A MapReduce Accelerator to Tackle Molecular Dynamics
August 8, 2017 Nicole Hemsoth
Novel architectures are born out of necessity and for some applications, including molecular dynamics, there have been endless attempts to push parallel performance.
In this area, there are already numerous approaches to acceleration. At the highest end is the custom ASIC-driven Anton machine from D.E. Shaw, which is the fastest system, but certainly not the cheapest. On the more accessible accelerators side are Tesla GPUs for accelerating highly parallel parts of the workload—and increasingly, FPGAs are being considered for boosting the performance of major molecular dynamics applications, most notably GROMACS as well as general purpose, high-end CPUs (Knights Landing and other manycore architectures).
According to the leads behind a new effort toward a MapReduce accelerator with FPGA acceleration, even with the current general purpose accelerators, only part of the workload gets a speedup. Around 75% of an application like GROMACS can benefit from acceleration but that 25% can be targeted with a parallel accelerator like the one they have built and demonstrated with around a 4X improvement (on that non-accelerated section of the work).
The team found that the degree of parallelism achieved by their accelerator for GROMACS was 60% for the compute-intensive force computation and 80% for the also intensive neighbor search with an overall 64% parallelism for periodic cell structure. To put this in perspective, existing accelerators focus only on the force computations, leaving performance on the table.
The developers say that the comparison with the Anton architecture from D.E. Shaw implemented as ASIC is not far off. “Our FPGA implemented programmable approach has performance in the same range with this specialized circuit, which is only 3X more efficient” although they add that the core technologies are not the same.
“A good compromise performance vs. price is provided by using hybrid computation solutions embodied in Accelerated Processing Units (APU). An APU integrate in the same system a PU with an accelerating parallel engine, such as a GPU, a MIC or, increasingly more frequently, a FPGA. The small accelerations provided by the use of the current parallel accelerators are mainly due to the fact that only the last two of the previously listed steps are submitted to the parallel accelerator, while the first step – the neighborhood search – which is theoretically the most time consuming, is left to the PU. Usually, the weight of the first step is minimized by the compromising solution of applying it only once at 10-50 state up-dates.”

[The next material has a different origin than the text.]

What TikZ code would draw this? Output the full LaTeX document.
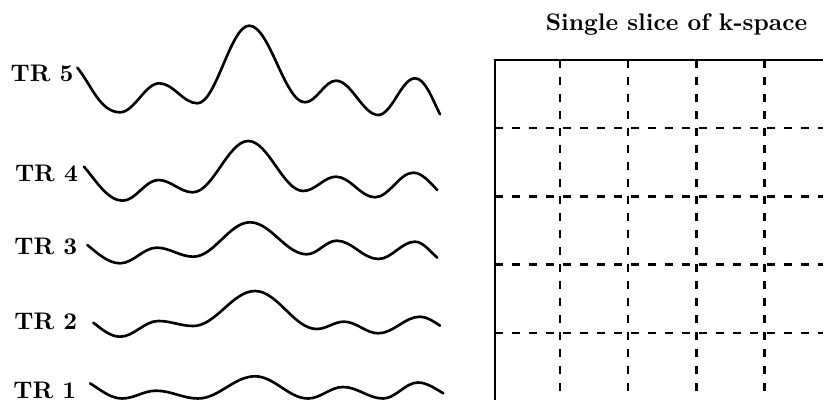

Their approach also has some impressive energy efficiency figures, with 20X for the FPGA version of the MapReduce accelerator and 300X for the ASIC version. They note that there is a promising compromise between FPGAs and ASICs in implementing MapReduce accelertors for GROMACs in the eASIC technology, which provides a faster, cheaper way to bring new devices to bear.
The current version implemented on FPGA will give way to an eventual evaluation of 32nm technology. “The FPGA technology evolved from a pure programmable structure to a mixed solution putting together frequently used ASIC blocks with the in-field programmable blocks used mainly for interconnections. Besides the usual configurable logic blocks, the designers have access to memory blocks, DSP units, advanced microcontrollers (for example the dual-ARM Cortex 9) and a lot of standard interfaces.” The team says that “such FPGAs could be a wonderful support for a hybrid computing system centered on the microcontroller and based on the MapReduce accelerator developed on the programmable part.”
Even for those that have problems that fall far outside the molecular dynamics range, watching what happens here architectural is interesting because many of the same pressures are present in other applications and subsequent ASICs. In short, general purpose accelerators have demonstrated parallel pushes but these don’t extend throughout the entire application. With cheaper and faster access to ASICs we can expect a broader push that moves ideas like this one outside of the research lab and into potential production.